Let us consider the following probabilities:

• $P(X=0,Y=0)=a$
• $P(X=1,Y=1)=b$

From these, we can deduce:$$\begin{array}{rl}P(X=0)& =a+\frac{2}{9}=P(Y=0)\\ P(X=1)& =\frac{2}{9}+b=P(Y=1)\end{array}$$

Now, if we assume that $X$ and $Y$ are independent variables, then the joint probabilities can be expressed as the product of their individual probabilities. Therefore, we have:

$$\begin{array}{rl}P(X=0,Y=0)& =P(X=0)\cdot P(Y=0)\\ a& =(a+\frac{2}{9}{)}^2\end{array}$$

Expanding and rearranging this equation, we obtain a quadratic equation:

$$\begin{array}{rl}{a}^2+\frac{4}{81}-\frac{5}{9}a& =0\end{array}$$

Solving this quadratic equation, we find that $a$ can be either $\frac{1}{9}$ or $\frac{4}{9}$.

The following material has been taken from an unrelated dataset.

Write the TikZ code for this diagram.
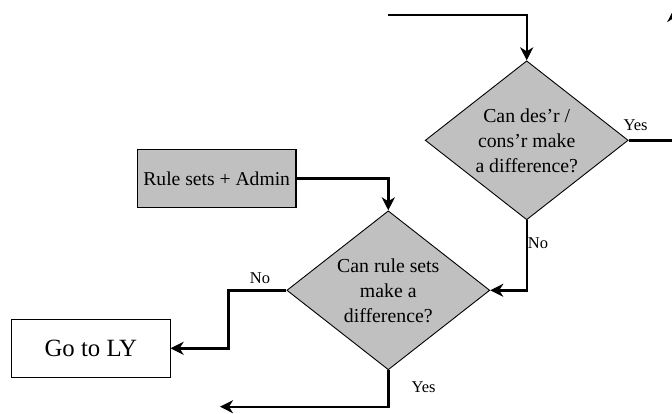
\documentclass[tikz,border=0pt]{standalone}
\usepackage{fontspec}
\setmainfont{Liberation Serif}
\usetikzlibrary{shapes.geometric,arrows.meta}
\definecolor{boxgray}{RGB}{192,192,192}
\begin{document}
\begin{tikzpicture}[x=1pt,y=-1pt,
  decision/.style={diamond, draw=black, line width=0.9pt, fill=boxgray,
    minimum width=203pt, minimum height=159pt, inner sep=0pt, aspect=1.28,
    align=center, font=\fontsize{19.8}{25}\selectfont},
  process/.style={rectangle, draw=black, line width=1.1pt,
    minimum width=158.5pt, minimum height=58.5pt, inner sep=0pt,
    align=center},
  conn/.style={line width=2.4pt, -{Stealth[length=13pt,width=13pt,inset=4pt]}},
  lbl/.style={font=\fontsize{16.5}{18}\selectfont, inner sep=0pt}]
  \useasboundingbox (0,0) rectangle (672,413);

  % decisions
  \node[decision] (d1) at (526.7,140.3) {Can des'r /\\cons'r make\\a difference?};
  \node[decision] (d2) at (388.3,290.3) {Can rule sets\\make a\\difference?};

  % boxes
  \node[process, fill=boxgray, font=\fontsize{19.6}{22}\selectfont] (rules) at (216.7,178.5) {Rule sets + Admin};
  \node[process, fill=white, font=\fontsize{24.8}{28}\selectfont] (go) at (90.8,348.3) {Go to LY};

  % free ends and bends
  \coordinate (in) at (388.3,15);
  \coordinate (up) at (673.8,9);
  \coordinate (nobend) at (228.3,290.3);
  \coordinate (yesout) at (220,406.7);

  % connectors
  \draw[conn] (in) -| (d1.north);
  \draw[conn] (d1.east) -| (up);
  \draw[conn] (d1.south) |- (d2.east);
  \draw[conn] (rules.east) -| (d2.north);
  \draw[conn] (d2.west) -- (nobend) |- (go.east);
  \draw[conn] (d2.south) |- (yesout);

  % branch labels
  \node[lbl] (l1) at (635.5,125.5) {Yes};
  \node[lbl] (l2) at (538,243.5) {No};
  \node[lbl] (l3) at (260,278.5) {No};
  \node[lbl] (l4) at (423.5,387.5) {Yes};
\end{tikzpicture}
\end{document}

Similarly, for $b$, we have:

$$\begin{array}{rl}P(X=1,Y=1)& =P(X=1)\cdot P(Y=1)\\ b& =(\frac{2}{9}+b{)}^2\end{array}$$

This simplifies to the same quadratic equation as for $a$, yielding the solutions $b=\frac{1}{9}$ or $b=\frac{4}{9}$.

Considering all possible combinations of $a$ and $b$, we find the following two viable pairs that satisfy the independence requirement:

• $a=\frac{1}{9},b=\frac{4}{9}$
• $a=\frac{4}{9},b=\frac{1}{9}$

These pairs represent the solutions under the assumption of independence between $X$ and $Y$.